Hong Kong’s government is looking at relocating the city’s 65-hectare River Trade Terminal to make way for a major new town in the northwest of the city, the development minister has said.
As one of the land-boosting measures announced in the policy address last Wednesday, a study will be carried out early next year into the development potential of 440 hectares of land along Tuen Mun West to house the proposed residential settlement and a nearby industrial site, subject to funding approval from the Legislative Council.
Under the vision, half of that land would be for the new town and the other half would serve as an alternative site for the container port and other transferred industry.

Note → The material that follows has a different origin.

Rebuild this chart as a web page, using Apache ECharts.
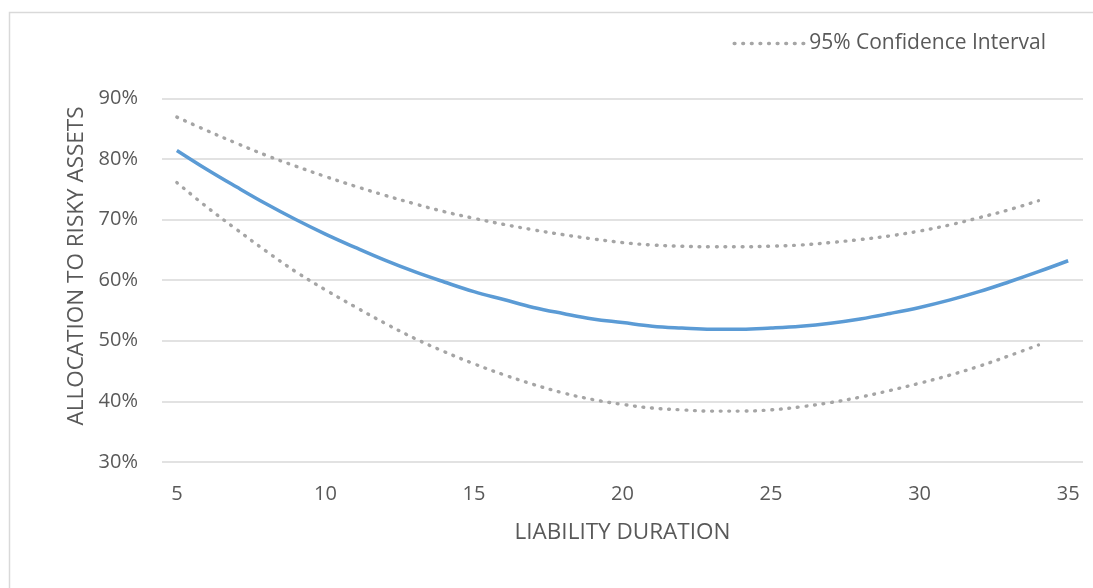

Explaining the long-term plan on a radio programme on Monday, Secretary for Development Michael Wong Wai-lun, believed the coastal area development could be on a similar scale to other new towns established in Hong Kong.
“We hope to relocate the current logistics and industrial businesses to the 220-hectare proposed reclamation land at Lung Kwu Tan, somewhere more remote in northwest Tuen Mun, thus freeing up another 220 hectares from the River Trade Terminal and its surrounding coastal land for residential development,” Wong said.
Wong added 70 per cent of the 220-hectare area earmarked for residential development could be used for public and subsidised housing, 30 per cent for private residences and a smaller percentage for commercial use, benefiting the city amid housing shortages.